AVAILABLE DATA.
______________________________

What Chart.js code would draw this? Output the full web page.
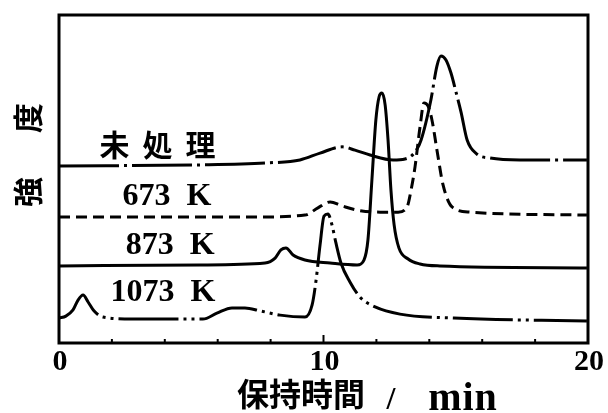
<!DOCTYPE html>
<html>
<head>
<meta charset="utf-8">
<script src="https://cdn.jsdelivr.net/npm/chart.js@4"></script>
<style>
  html, body { margin: 0; padding: 0; background: #fff; }
  #wrap { width: 608px; height: 413px; }
</style>
</head>
<body>
<div id="wrap"><canvas id="c" width="608" height="413"></canvas></div>
<script>
// retention time (min) and intensity (arbitrary, offset traces)
var untreatedT = [0, 5.33, 7.86, 9.11, 9.87, 10.7, 11.19, 11.76, 12.63, 13.08, 13.46, 13.69, 14.06, 14.29, 14.44, 14.63, 14.82, 15.01, 15.2, 15.43, 15.8, 16.3, 17.43, 19.96];
var untreatedI = [54.0, 54.3, 54.9, 55.8, 57.9, 59.8, 58.8, 57.3, 55.8, 56.1, 58.2, 61.9, 74.1, 84.5, 87.5, 86.3, 82.3, 76.5, 70.4, 61.9, 57.6, 56.4, 55.8, 55.8];

var k673T = [0, 7.22, 9.3, 9.79, 10.25, 10.7, 11.27, 12.14, 12.82, 13.16, 13.31, 13.46, 13.65, 13.8, 13.95, 14.1, 14.29, 14.52, 14.86, 15.54, 19.96];
var k673I = [38.4, 38.4, 39.0, 41.2, 43.0, 41.8, 40.5, 39.9, 39.9, 41.5, 46.6, 53.7, 65.9, 73.2, 72.3, 68.0, 58.8, 48.2, 41.5, 39.9, 39.0];

var k873T = [0, 5.33, 7.79, 8.17, 8.39, 8.58, 8.85, 9.3, 10.25, 11.27, 11.53, 11.68, 11.83, 11.98, 12.1, 12.21, 12.33, 12.44, 12.55, 12.67, 12.85, 13.2, 13.65, 14.4, 19.96];
var k873I = [23.5, 23.8, 24.4, 25.9, 28.4, 29.0, 26.8, 25.3, 24.4, 23.8, 25.3, 31.4, 49.7, 68.0, 75.0, 76.2, 72.6, 61.9, 46.6, 36.0, 29.0, 25.6, 24.1, 23.5, 22.9];

var k1073T = [0, 0.26, 0.53, 0.72, 0.91, 1.1, 1.32, 1.66, 2.8, 5.44, 5.97, 6.54, 7.03, 7.6, 8.36, 9.3, 9.57, 9.72, 9.87, 10.02, 10.17, 10.32, 10.47, 10.66, 11.0, 11.38, 11.95, 12.89, 14.93, 19.96];
var k1073I = [7.6, 8.2, 10.1, 13.1, 14.6, 12.5, 9.8, 7.9, 7.3, 7.3, 9.1, 10.7, 10.7, 9.8, 8.5, 7.9, 11.6, 19.2, 29.9, 38.7, 39.3, 36.0, 30.5, 24.4, 18.6, 14.0, 11.0, 8.8, 7.6, 6.7];

var seriesNames = ['未処理', '673  K', '873  K', '1073  K'];
var labelT = [3.74, 4.08, 4.2, 3.93];
var labelI = [60.4, 44.5, 29.6, 15.2];

var xTickLabels = [0, 10, 20];
var minorTicks = [2, 4, 6, 8, 12, 14, 16, 18];
var majorTicks = [10];

function pts(t, v) {
    var out = [];
    for (var i = 0; i < t.length; i++) out.push({ x: t[i], y: v[i] });
    return out;
}

function trace(label, t, v, dash) {
    return {
        label: label,
        data: pts(t, v),
        borderColor: '#000',
        borderWidth: 3,
        borderDash: dash,
        pointRadius: 0,
        fill: false,
        cubicInterpolationMode: 'monotone'
    };
}

var decor = {
    id: 'decor',
    afterDraw: function (chart) {
        var ctx = chart.ctx;
        var a = chart.chartArea;
        var xs = chart.scales.x, ys = chart.scales.y;
        ctx.save();
        ctx.strokeStyle = '#000';
        ctx.fillStyle = '#000';
        ctx.setLineDash([]);
        // frame
        ctx.lineWidth = 3;
        ctx.strokeRect(a.left, a.top, a.right - a.left, a.bottom - a.top);
        // inward ticks on the time axis
        ctx.lineWidth = 2;
        minorTicks.forEach(function (t) {
            var px = xs.getPixelForValue(t);
            ctx.beginPath(); ctx.moveTo(px, a.bottom); ctx.lineTo(px, a.bottom - 4); ctx.stroke();
        });
        majorTicks.forEach(function (t) {
            var px = xs.getPixelForValue(t);
            ctx.beginPath(); ctx.moveTo(px, a.bottom); ctx.lineTo(px, a.bottom - 8); ctx.stroke();
        });
        // tick labels
        ctx.font = 'bold 30px "Liberation Serif"';
        ctx.textAlign = 'center';
        ctx.textBaseline = 'middle';
        xTickLabels.forEach(function (t) {
            ctx.fillText(String(t), xs.getPixelForValue(t) + 1, a.bottom + 19);
        });
        // axis title
        ctx.font = 'bold 32px "Noto Sans CJK JP"';
        ctx.fillText('保持時間', 301, 394);
        ctx.font = 'bold 32px "Liberation Serif"';
        ctx.textBaseline = 'alphabetic';
        ctx.fillText('/', 391, 409);
        ctx.font = 'bold 40px "Liberation Serif"';
        ctx.letterSpacing = '1px';
        ctx.fillText('min', 463, 410);
        ctx.letterSpacing = '0px';
        // y title, rotated
        ctx.save();
        ctx.translate(28, 155);
        ctx.rotate(-Math.PI / 2);
        ctx.font = 'bold 30px "Noto Sans CJK JP"';
        ctx.textBaseline = 'middle';
        ctx.fillText('強', -37, 0);
        ctx.fillText('度', 37, 0);
        ctx.restore();
        // series labels
        ctx.textBaseline = 'middle';
        for (var i = 0; i < seriesNames.length; i++) {
            var lx = xs.getPixelForValue(labelT[i]);
            var ly = ys.getPixelForValue(labelI[i]);
            if (i === 0) {
                ctx.font = 'bold 30px "Noto Sans CJK JP"';
                ctx.letterSpacing = '13px';
                ctx.fillText(seriesNames[i], lx + 6, ly);
                ctx.letterSpacing = '0px';
            } else {
                ctx.font = 'bold 32px "Liberation Serif"';
                ctx.fillText(seriesNames[i], lx, ly);
            }
        }
        ctx.restore();
    }
};

new Chart(document.getElementById('c'), {
    type: 'line',
    data: {
        datasets: [
            trace('未処理', untreatedT, untreatedI, [60, 5, 3, 5]),
            trace('673 K', k673T, k673I, [11, 6]),
            trace('873 K', k873T, k873I, []),
            trace('1073 K', k1073T, k1073I, [60, 5, 3, 5, 3, 5])
        ]
    },
    options: {
        responsive: false,
        animation: false,
        layout: { padding: { left: 59, right: 20, top: 15, bottom: 70 } },
        plugins: { legend: { display: false }, tooltip: { enabled: false } },
        scales: {
            x: { type: 'linear', min: 0, max: 20, display: false },
            y: { type: 'linear', min: 0, max: 100, display: false }
        }
    },
    plugins: [decor]
});
</script>
</body>
</html>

______________________________

TASK INSTRUCTIONS. Repeat the lines of the listing above verbatim, beginning at its first line and ending at the line containing "8.8, 7.6, 6.7];", which is included. Omit pictures.

WRITTEN ANSWER.
What Chart.js code would draw this? Output the full web page.
<!DOCTYPE html>
<html>
<head>
<meta charset="utf-8">
<script src="https://cdn.jsdelivr.net/npm/chart.js@4"></script>
<style>
  html, body { margin: 0; padding: 0; background: #fff; }
  #wrap { width: 608px; height: 413px; }
</style>
</head>
<body>
<div id="wrap"><canvas id="c" width="608" height="413"></canvas></div>
<script>
// retention time (min) and intensity (arbitrary, offset traces)
var untreatedT = [0, 5.33, 7.86, 9.11, 9.87, 10.7, 11.19, 11.76, 12.63, 13.08, 13.46, 13.69, 14.06, 14.29, 14.44, 14.63, 14.82, 15.01, 15.2, 15.43, 15.8, 16.3, 17.43, 19.96];
var untreatedI = [54.0, 54.3, 54.9, 55.8, 57.9, 59.8, 58.8, 57.3, 55.8, 56.1, 58.2, 61.9, 74.1, 84.5, 87.5, 86.3, 82.3, 76.5, 70.4, 61.9, 57.6, 56.4, 55.8, 55.8];

var k673T = [0, 7.22, 9.3, 9.79, 10.25, 10.7, 11.27, 12.14, 12.82, 13.16, 13.31, 13.46, 13.65, 13.8, 13.95, 14.1, 14.29, 14.52, 14.86, 15.54, 19.96];
var k673I = [38.4, 38.4, 39.0, 41.2, 43.0, 41.8, 40.5, 39.9, 39.9, 41.5, 46.6, 53.7, 65.9, 73.2, 72.3, 68.0, 58.8, 48.2, 41.5, 39.9, 39.0];

var k873T = [0, 5.33, 7.79, 8.17, 8.39, 8.58, 8.85, 9.3, 10.25, 11.27, 11.53, 11.68, 11.83, 11.98, 12.1, 12.21, 12.33, 12.44, 12.55, 12.67, 12.85, 13.2, 13.65, 14.4, 19.96];
var k873I = [23.5, 23.8, 24.4, 25.9, 28.4, 29.0, 26.8, 25.3, 24.4, 23.8, 25.3, 31.4, 49.7, 68.0, 75.0, 76.2, 72.6, 61.9, 46.6, 36.0, 29.0, 25.6, 24.1, 23.5, 22.9];

var k1073T = [0, 0.26, 0.53, 0.72, 0.91, 1.1, 1.32, 1.66, 2.8, 5.44, 5.97, 6.54, 7.03, 7.6, 8.36, 9.3, 9.57, 9.72, 9.87, 10.02, 10.17, 10.32, 10.47, 10.66, 11.0, 11.38, 11.95, 12.89, 14.93, 19.96];
var k1073I = [7.6, 8.2, 10.1, 13.1, 14.6, 12.5, 9.8, 7.9, 7.3, 7.3, 9.1, 10.7, 10.7, 9.8, 8.5, 7.9, 11.6, 19.2, 29.9, 38.7, 39.3, 36.0, 30.5, 24.4, 18.6, 14.0, 11.0, 8.8, 7.6, 6.7];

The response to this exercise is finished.